Figure 6. 56 series AD1400 NOAMER network. Scaled by rms 1400-1980; centered on 1856-1980. All 3 PCs here have been assigned the same sign as the corresponding series in SI Figure 2.
OK, the orientations don’t work. So let’s see what happens when the signs of two series are changed. We now nearly have Juckes SI Figure 1. There’s still something in the centering.
Figure 7. 56 series AD1400 NOAMER network. Scaled by rms 1400-1980; centered on 1856-1980. All 3 PCs here have been oriented to match the corresponding series in SI Figure 2.
There’s still a loose end in the centering. Again what is the purpose of these guessing games? Juckes’ refusal to provide a coherent description of his scaling and centering procedures is intolerable.

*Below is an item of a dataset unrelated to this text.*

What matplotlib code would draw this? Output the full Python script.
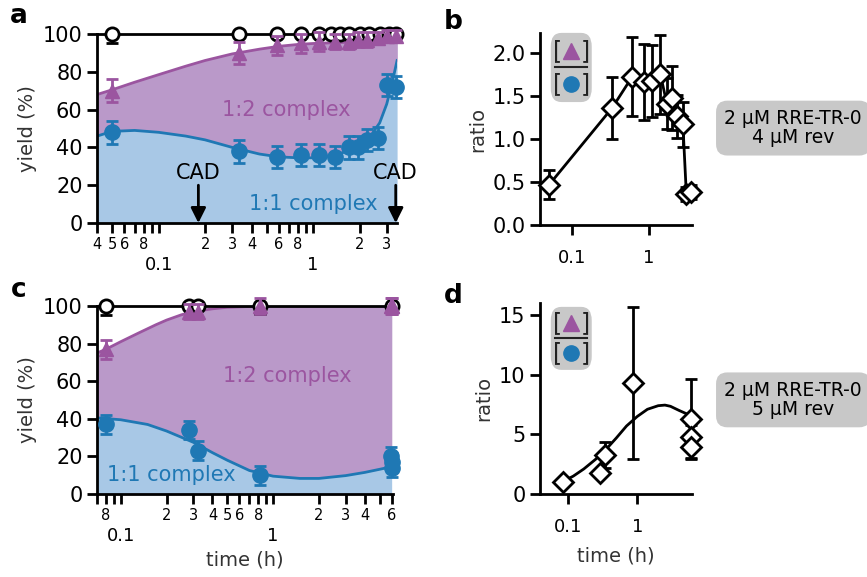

More substantively, there are some important differences between the 56-site network and the 70-site network. The covariance PC from the 56-site network has more of an uptick than the covariance PC from the 70-site network. I looked at the sites and the reason is simple – 12 of the 14 sites that make up the difference are non-bristlecones. So the dominance of bristlecones in the 56-site network is greater than the 70-site network and this increases bristlecone weight in the PC1 however calculated. (In MM05 EE, we observed that all the PC1s in the AD1000 network had a HS shape because of there were so many bristlecones – without the need for any mathematical artifice. In this context, we observed that the reliance on bristlecones was the elephant in the room within all these arcane discussions of PC methods. The Team never likes to discuss bristlecones and Juckes pointedly does not do any sensitivity analyses on presence/absence of bristlecones – a point that I’ll return to.)
In the rest of Juckes’ study, now I’m wondering when he used standard deviations and when he used rms. Does one have to guess at every step? I wonder if he’ll tell us.